So as I’m sure everyone in the country knows by now, there was a large-scale shooting in Orlando early Sunday morning. The death toll, as I’ve read, is up to 50, plus 53 wounded, apparently making this the largest terrorist attack in the United States since September 11th, 2001. Thankfully this was not comparable to the scale of that day’s atrocities in deaths, damages, or complex plotting, but it’s still a horrible tragedy that affects the lives of more people than can be counted.
Naturally, of course, a call to prayer is a significant part of the initial Christian response to this. Archbishop Foley Beach shared this prayer on his Facebook page Sunday afternoon:
Most merciful God, whose wisdom is beyond our understanding: Deal graciously with those affected, in their grief. Surround them with your love, that they may not be overwhelmed by their loss, but have confidence in your goodness, and strength to meet the days to come; through Jesus Christ our Lord. Amen.
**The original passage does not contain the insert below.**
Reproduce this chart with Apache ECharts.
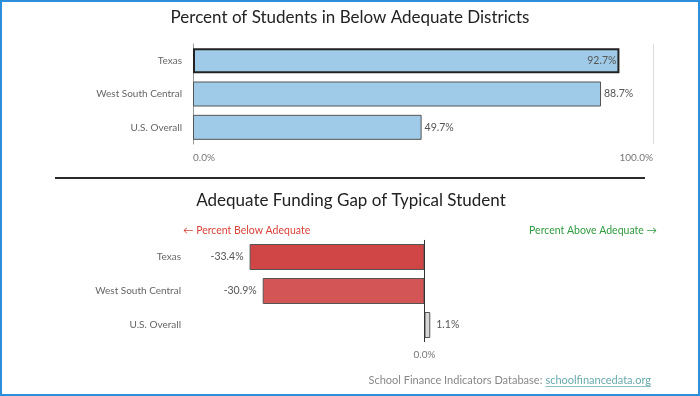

As Sunday unfolded, the news reported the shooter’s name, US citizenship, Afghan ancestry, and most recently some form of affiliation with Daesh (the self-proclaimed Islamic State). I haven’t waded through the information yet to understand if this was an ISIS-planned attack or simply an ISIS-wannabe who received their applause post-mortem, but either way this brings a difficult aspect to the situation. For “in the old days,” wars were fought between countries and nations. In recent decades, war seems to have been increasingly replaced with terrorism. But with Daesh/ISIS, yet another twist is being added into the mix: individual terrorists are recruited globally. Thus a seemingly normal American citizen can be transformed into an agent of terrible evil and do a great deal of sudden damage. This is, of course, quite disturbing, and presents new challenges for the civilized world.
But what makes last night’s attack really dastardly brilliant, in my opinion, is the chosen target: a gay bar and nightclub. Shooting up a rock concert in Paris or flying airplanes into corporate and government buildings in NYC and DC cause entire nations to band together in solidarity. Shooting up a gay bar, however, could play havoc with American culture and politics. In the eyes of the Islamic East, the “Christian West” is morally bankrupt and devoted to the propagation of horrific sin, and the LGBTQ+ movements are prime examples of what they despise about Western culture.
But at the same time, of course, we have a right-wing force of moral conservatism who also dislike the LGBTQ+ causes. Ours are usually not as violent about it as Muslim countries under Sharia Law (though hate groups like the KKK and Westboro “baptist church” come close). Nevertheless, by picking a target that some Americans will rally around and others won’t want to rally around, a stake is poised to be driven through American society that could do a great deal of damage to us all if we’re not careful.
There are probably going to be “Conservative Christian” commentators this week saying asinine things about God’s judgment on the gay community, the moral bankruptcy of this nation, and refusing to refer to last night’s attack as a terrorist attack. There is going to be a temptation to identify the victims as “guilty sinners who deserved what they got” rather than “human beings who were ruthlessly murdered.” But we absolutely must fight that temptation.
It’s hard because biblical traditional Christianity is unavoidably against the LGBTQ+ cause, morally and ethically. We preach that one thing is a sin, and they preach that the same thing is not a sin. We are, in a sense, enemies of one another. But we must remember that being opponents does not give excuse for hatred. At the end of Romans 12, St. Paul repeats the consistent biblical wisdom of both the Old and New Testaments: “if your enemy is hungry, feed him; if he is thirsty, give him something to drink; for by so doing you will heap burning coals on his head.” Do not be overcome by evil, but overcome evil with good.”
At times like this, when it is most decidedly the LGBTQ+ community that has been targeted by a terrorist attack, we must not resort to victim-blaming, vilifying, or otherwise tacitly take sides with murderers. We must not turn a blind eye either. We must respond with compassion, love, and grace. Christ loved all with whom he came in contact. We believe that he has loved us, and transformed us from hardened sinners into healing sinners. We must also, therefore, learn to love our neighbors as ourselves, bringing Christ’s transforming love to them.
I don’t know how this is going to play out in the media as the week goes by, and I haven’t a clue how this election season might be affected. But I do know that this is a major opportunity for Christians in America to show either the compassion of the Gospel or the cold shoulder of our own judgmentalism. I pray we choose the former.